start Data provided
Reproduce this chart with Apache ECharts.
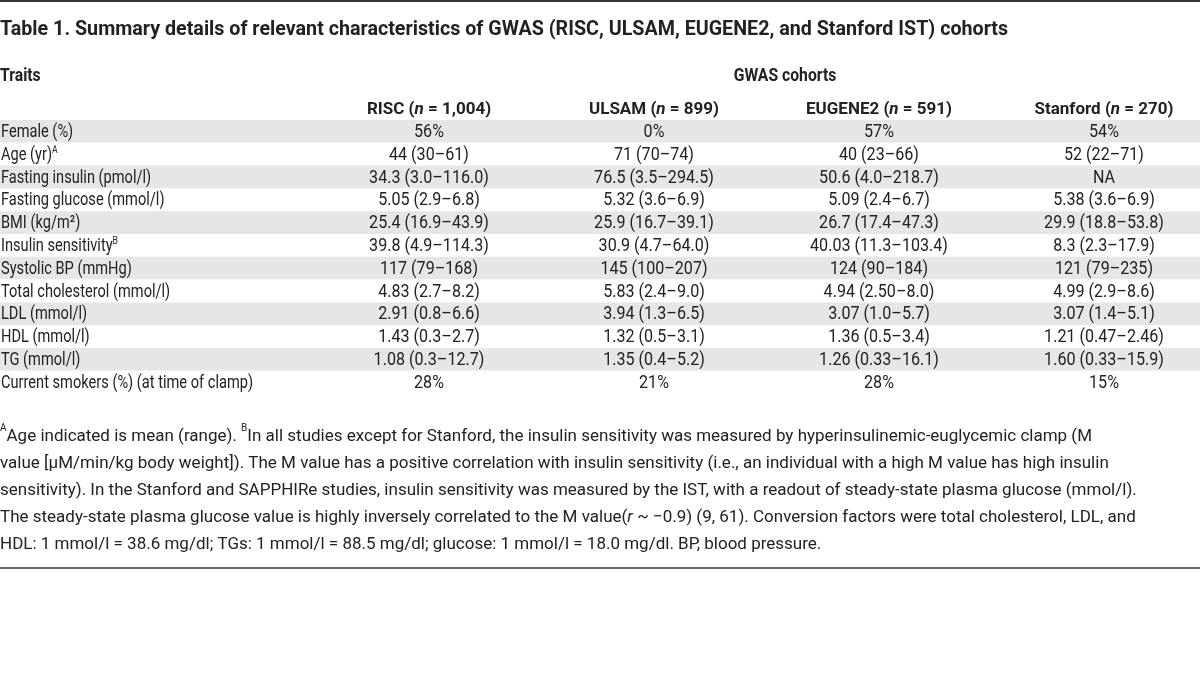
<!DOCTYPE html>
<html>
<head>
<meta charset="utf-8">
<script src="https://cdn.jsdelivr.net/npm/echarts@6/dist/echarts.min.js"></script>
<style>html,body{margin:0;padding:0;background:#fff;}#c{width:1200px;height:681px;}</style>
</head>
<body>
<div id="c"></div>
<script>
// ---- data ----
const traits = ['Female (%)', 'Age (yr)', 'Fasting insulin (pmol/l)', 'Fasting glucose (mmol/l)', 'BMI (kg/m²)', 'Insulin sensitivity', 'Systolic BP (mmHg)', 'Total cholesterol (mmol/l)', 'LDL (mmol/l)', 'HDL (mmol/l)', 'TG (mmol/l)', 'Current smokers (%) (at time of clamp)'];
const traitNotes = ['', 'A', '', '', '', 'B', '', '', '', '', '', ''];
const cohorts = ['RISC', 'ULSAM', 'EUGENE2', 'Stanford'];
const cohortN = ['1,004', '899', '591', '270'];
const risc = ['56%', '44 (30–61)', '34.3 (3.0–116.0)', '5.05 (2.9–6.8)', '25.4 (16.9–43.9)', '39.8 (4.9–114.3)', '117 (79–168)', '4.83 (2.7–8.2)', '2.91 (0.8–6.6)', '1.43 (0.3–2.7)', '1.08 (0.3–12.7)', '28%'];
const ulsam = ['0%', '71 (70–74)', '76.5 (3.5–294.5)', '5.32 (3.6–6.9)', '25.9 (16.7–39.1)', '30.9 (4.7–64.0)', '145 (100–207)', '5.83 (2.4–9.0)', '3.94 (1.3–6.5)', '1.32 (0.5–3.1)', '1.35 (0.4–5.2)', '21%'];
const eugene2 = ['57%', '40 (23–66)', '50.6 (4.0–218.7)', '5.09 (2.4–6.7)', '26.7 (17.4–47.3)', '40.03 (11.3–103.4)', '124 (90–184)', '4.94 (2.50–8.0)', '3.07 (1.0–5.7)', '1.36 (0.5–3.4)', '1.26 (0.33–16.1)', '28%'];
const stanford = ['54%', '52 (22–71)', 'NA', '5.38 (3.6–6.9)', '29.9 (18.8–53.8)', '8.3 (2.3–17.9)', '121 (79–235)', '4.99 (2.9–8.6)', '3.07 (1.4–5.1)', '1.21 (0.47–2.46)', '1.60 (0.33–15.9)', '15%'];
const titleText = 'Table 1. Summary details of relevant characteristics of GWAS (RISC, ULSAM, EUGENE2, and Stanford IST) cohorts';
const footLines = [
  '{sup|A}{t|Age indicated is mean (range). }{sup|B}{t|In all studies except for Stanford, the insulin sensitivity was measured by hyperinsulinemic-euglycemic clamp (M}',
  '{t|value [μM/min/kg body weight]). The M value has a positive correlation with insulin sensitivity (i.e., an individual with a high M value has high insulin}',
  '{t|sensitivity). In the Stanford and SAPPHIRe studies, insulin sensitivity was measured by the IST, with a readout of steady-state plasma glucose (mmol/l).}',
  '{t|The steady-state plasma glucose value is highly inversely correlated to the M value(}{i|r}{t| ~ −0.9) (9, 61). Conversion factors were total cholesterol, LDL, and}',
  '{t|HDL: 1 mmol/l = 38.6 mg/dl; TGs: 1 mmol/l = 88.5 mg/dl; glucose: 1 mmol/l = 18.0 mg/dl. BP, blood pressure.}'
];

// ---- build ----
const colValues = [risc, ulsam, eugene2, stanford];
const cells = [];
colValues.forEach((arr, c) => arr.forEach((t, r) => cells.push({ value: [c, r], text: t })));
const traitCells = traits.map((t, r) => ({ value: [0, r], text: t, note: traitNotes[r] }));

const FONT = 'Roboto, "Noto Sans", sans-serif';
const TXT = '#222';
const TOP = 120, ROWH = 22.8;
const gridBottom = 681 - (TOP + ROWH * traits.length);

const chart = echarts.init(document.getElementById('c'), null, { renderer: 'canvas' });
chart.setOption({
  animation: false,
  backgroundColor: '#fff',
  title: {
    text: titleText, left: 0, top: 19, padding: 0,
    textStyle: { fontFamily: FONT, fontSize: 19.7, fontWeight: 'bold', color: '#222', lineHeight: 22 }
  },
  grid: [
    { left: 0, right: 0, top: TOP, bottom: gridBottom, containLabel: false },
    { left: 429, width: 675, top: TOP, bottom: gridBottom, containLabel: false }
  ],
  xAxis: [
    { type: 'value', gridIndex: 0, min: 0, max: 1, show: false },
    {
      type: 'category', gridIndex: 1, data: cohorts, position: 'top', boundaryGap: false,
      axisLine: { show: false }, axisTick: { show: false }, splitLine: { show: false },
      axisLabel: {
        margin: 2, interval: 0,
        formatter: (v, i) => '{b|' + v + ' (}{bi|n}{b| = ' + cohortN[i] + ')}',
        rich: {
          b: { fontFamily: FONT, fontSize: 17, fontWeight: 'bold', color: '#222' },
          bi: { fontFamily: FONT, fontSize: 17, fontWeight: 'bold', fontStyle: 'italic', color: '#222' }
        }
      }
    }
  ],
  yAxis: [
    {
      type: 'category', gridIndex: 0, data: traits, inverse: true,
      axisLine: { show: false }, axisTick: { show: false }, splitLine: { show: false },
      axisLabel: { show: false },
      splitArea: { show: true, areaStyle: { color: ['#e6e6e6', '#ffffff'] } }
    },
    { type: 'category', gridIndex: 1, data: traits, inverse: true, show: false }
  ],
  series: [
    {
      type: 'custom', xAxisIndex: 0, yAxisIndex: 0, silent: true,
      data: traitCells,
      renderItem: (params, api) => {
        const p = api.coord([api.value(0), api.value(1)]);
        const it = traitCells[params.dataIndex];
        return {
          type: 'text', x: p[0] + 1, y: p[1] + 1, scaleX: 0.79,
          style: {
            text: '{t|' + it.text + '}' + (it.note ? '{sup|' + it.note + '}' : ''),
            align: 'left', verticalAlign: 'middle',
            rich: {
              t: { fontFamily: FONT, fontSize: 18.5, fill: TXT, lineHeight: 21 },
              sup: { fontFamily: FONT, fontSize: 11, fill: TXT, verticalAlign: 'top', lineHeight: 21 }
            }
          }
        };
      }
    },
    {
      type: 'custom', xAxisIndex: 1, yAxisIndex: 1, silent: true,
      data: cells,
      renderItem: (params, api) => {
        const p = api.coord([api.value(0), api.value(1)]);
        const it = cells[params.dataIndex];
        return {
          type: 'text', x: p[0], y: p[1] + 1, scaleX: 0.87,
          style: { text: it.text, fontFamily: FONT, fontSize: 18.5, fill: TXT, align: 'center', verticalAlign: 'middle' }
        };
      }
    }
  ],
  graphic: [
    { type: 'rect', left: 0, top: 0, shape: { width: 1200, height: 2 }, style: { fill: '#333' } },
    { type: 'text', x: 0, y: 76, scaleX: 0.85, style: { text: 'Traits', font: 'bold 18.5px ' + FONT, fill: '#222', verticalAlign: 'middle' } },
    { type: 'text', x: 785, y: 76, scaleX: 0.85, style: { text: 'GWAS cohorts', font: 'bold 18.5px ' + FONT, fill: '#222', align: 'center', verticalAlign: 'middle' } },
    {
      type: 'text', x: 0, y: 423,
      style: {
        text: footLines.join('\n'),
        rich: {
          t: { fontFamily: FONT, fontSize: 17, fill: TXT, lineHeight: 27 },
          i: { fontFamily: FONT, fontSize: 17, fontStyle: 'italic', fill: TXT, lineHeight: 27 },
          sup: { fontFamily: FONT, fontSize: 10, fill: TXT, verticalAlign: 'top', lineHeight: 27 }
        }
      }
    },
    { type: 'rect', left: 0, top: 567, shape: { width: 1200, height: 2 }, style: { fill: '#666' } }
  ]
});
</script>
</body>
</html>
end Data provided
Task requirements:
Transcribe the full listing above exactly, with the images removed.

Response for this exercise:
Reproduce this chart with Apache ECharts.
<!DOCTYPE html>
<html>
<head>
<meta charset="utf-8">
<script src="https://cdn.jsdelivr.net/npm/echarts@6/dist/echarts.min.js"></script>
<style>html,body{margin:0;padding:0;background:#fff;}#c{width:1200px;height:681px;}</style>
</head>
<body>
<div id="c"></div>
<script>
// ---- data ----
const traits = ['Female (%)', 'Age (yr)', 'Fasting insulin (pmol/l)', 'Fasting glucose (mmol/l)', 'BMI (kg/m²)', 'Insulin sensitivity', 'Systolic BP (mmHg)', 'Total cholesterol (mmol/l)', 'LDL (mmol/l)', 'HDL (mmol/l)', 'TG (mmol/l)', 'Current smokers (%) (at time of clamp)'];
const traitNotes = ['', 'A', '', '', '', 'B', '', '', '', '', '', ''];
const cohorts = ['RISC', 'ULSAM', 'EUGENE2', 'Stanford'];
const cohortN = ['1,004', '899', '591', '270'];
const risc = ['56%', '44 (30–61)', '34.3 (3.0–116.0)', '5.05 (2.9–6.8)', '25.4 (16.9–43.9)', '39.8 (4.9–114.3)', '117 (79–168)', '4.83 (2.7–8.2)', '2.91 (0.8–6.6)', '1.43 (0.3–2.7)', '1.08 (0.3–12.7)', '28%'];
const ulsam = ['0%', '71 (70–74)', '76.5 (3.5–294.5)', '5.32 (3.6–6.9)', '25.9 (16.7–39.1)', '30.9 (4.7–64.0)', '145 (100–207)', '5.83 (2.4–9.0)', '3.94 (1.3–6.5)', '1.32 (0.5–3.1)', '1.35 (0.4–5.2)', '21%'];
const eugene2 = ['57%', '40 (23–66)', '50.6 (4.0–218.7)', '5.09 (2.4–6.7)', '26.7 (17.4–47.3)', '40.03 (11.3–103.4)', '124 (90–184)', '4.94 (2.50–8.0)', '3.07 (1.0–5.7)', '1.36 (0.5–3.4)', '1.26 (0.33–16.1)', '28%'];
const stanford = ['54%', '52 (22–71)', 'NA', '5.38 (3.6–6.9)', '29.9 (18.8–53.8)', '8.3 (2.3–17.9)', '121 (79–235)', '4.99 (2.9–8.6)', '3.07 (1.4–5.1)', '1.21 (0.47–2.46)', '1.60 (0.33–15.9)', '15%'];
const titleText = 'Table 1. Summary details of relevant characteristics of GWAS (RISC, ULSAM, EUGENE2, and Stanford IST) cohorts';
const footLines = [
  '{sup|A}{t|Age indicated is mean (range). }{sup|B}{t|In all studies except for Stanford, the insulin sensitivity was measured by hyperinsulinemic-euglycemic clamp (M}',
  '{t|value [μM/min/kg body weight]). The M value has a positive correlation with insulin sensitivity (i.e., an individual with a high M value has high insulin}',
  '{t|sensitivity). In the Stanford and SAPPHIRe studies, insulin sensitivity was measured by the IST, with a readout of steady-state plasma glucose (mmol/l).}',
  '{t|The steady-state plasma glucose value is highly inversely correlated to the M value(}{i|r}{t| ~ −0.9) (9, 61). Conversion factors were total cholesterol, LDL, and}',
  '{t|HDL: 1 mmol/l = 38.6 mg/dl; TGs: 1 mmol/l = 88.5 mg/dl; glucose: 1 mmol/l = 18.0 mg/dl. BP, blood pressure.}'
];

// ---- build ----
const colValues = [risc, ulsam, eugene2, stanford];
const cells = [];
colValues.forEach((arr, c) => arr.forEach((t, r) => cells.push({ value: [c, r], text: t })));
const traitCells = traits.map((t, r) => ({ value: [0, r], text: t, note: traitNotes[r] }));

const FONT = 'Roboto, "Noto Sans", sans-serif';
const TXT = '#222';
const TOP = 120, ROWH = 22.8;
const gridBottom = 681 - (TOP + ROWH * traits.length);

const chart = echarts.init(document.getElementById('c'), null, { renderer: 'canvas' });
chart.setOption({
  animation: false,
  backgroundColor: '#fff',
  title: {
    text: titleText, left: 0, top: 19, padding: 0,
    textStyle: { fontFamily: FONT, fontSize: 19.7, fontWeight: 'bold', color: '#222', lineHeight: 22 }
  },
  grid: [
    { left: 0, right: 0, top: TOP, bottom: gridBottom, containLabel: false },
    { left: 429, width: 675, top: TOP, bottom: gridBottom, containLabel: false }
  ],
  xAxis: [
    { type: 'value', gridIndex: 0, min: 0, max: 1, show: false },
    {
      type: 'category', gridIndex: 1, data: cohorts, position: 'top', boundaryGap: false,
      axisLine: { show: false }, axisTick: { show: false }, splitLine: { show: false },
      axisLabel: {
        margin: 2, interval: 0,
        formatter: (v, i) => '{b|' + v + ' (}{bi|n}{b| = ' + cohortN[i] + ')}',
        rich: {
          b: { fontFamily: FONT, fontSize: 17, fontWeight: 'bold', color: '#222' },
          bi: { fontFamily: FONT, fontSize: 17, fontWeight: 'bold', fontStyle: 'italic', color: '#222' }
        }
      }
    }
  ],
  yAxis: [
    {
      type: 'category', gridIndex: 0, data: traits, inverse: true,
      axisLine: { show: false }, axisTick: { show: false }, splitLine: { show: false },
      axisLabel: { show: false },
      splitArea: { show: true, areaStyle: { color: ['#e6e6e6', '#ffffff'] } }
    },
    { type: 'category', gridIndex: 1, data: traits, inverse: true, show: false }
  ],
  series: [
    {
      type: 'custom', xAxisIndex: 0, yAxisIndex: 0, silent: true,
      data: traitCells,
      renderItem: (params, api) => {
        const p = api.coord([api.value(0), api.value(1)]);
        const it = traitCells[params.dataIndex];
        return {
          type: 'text', x: p[0] + 1, y: p[1] + 1, scaleX: 0.79,
          style: {
            text: '{t|' + it.text + '}' + (it.note ? '{sup|' + it.note + '}' : ''),
            align: 'left', verticalAlign: 'middle',
            rich: {
              t: { fontFamily: FONT, fontSize: 18.5, fill: TXT, lineHeight: 21 },
              sup: { fontFamily: FONT, fontSize: 11, fill: TXT, verticalAlign: 'top', lineHeight: 21 }
            }
          }
        };
      }
    },
    {
      type: 'custom', xAxisIndex: 1, yAxisIndex: 1, silent: true,
      data: cells,
      renderItem: (params, api) => {
        const p = api.coord([api.value(0), api.value(1)]);
        const it = cells[params.dataIndex];
        return {
          type: 'text', x: p[0], y: p[1] + 1, scaleX: 0.87,
          style: { text: it.text, fontFamily: FONT, fontSize: 18.5, fill: TXT, align: 'center', verticalAlign: 'middle' }
        };
      }
    }
  ],
  graphic: [
    { type: 'rect', left: 0, top: 0, shape: { width: 1200, height: 2 }, style: { fill: '#333' } },
    { type: 'text', x: 0, y: 76, scaleX: 0.85, style: { text: 'Traits', font: 'bold 18.5px ' + FONT, fill: '#222', verticalAlign: 'middle' } },
    { type: 'text', x: 785, y: 76, scaleX: 0.85, style: { text: 'GWAS cohorts', font: 'bold 18.5px ' + FONT, fill: '#222', align: 'center', verticalAlign: 'middle' } },
    {
      type: 'text', x: 0, y: 423,
      style: {
        text: footLines.join('\n'),
        rich: {
          t: { fontFamily: FONT, fontSize: 17, fill: TXT, lineHeight: 27 },
          i: { fontFamily: FONT, fontSize: 17, fontStyle: 'italic', fill: TXT, lineHeight: 27 },
          sup: { fontFamily: FONT, fontSize: 10, fill: TXT, verticalAlign: 'top', lineHeight: 27 }
        }
      }
    },
    { type: 'rect', left: 0, top: 567, shape: { width: 1200, height: 2 }, style: { fill: '#666' } }
  ]
});
</script>
</body>
</html>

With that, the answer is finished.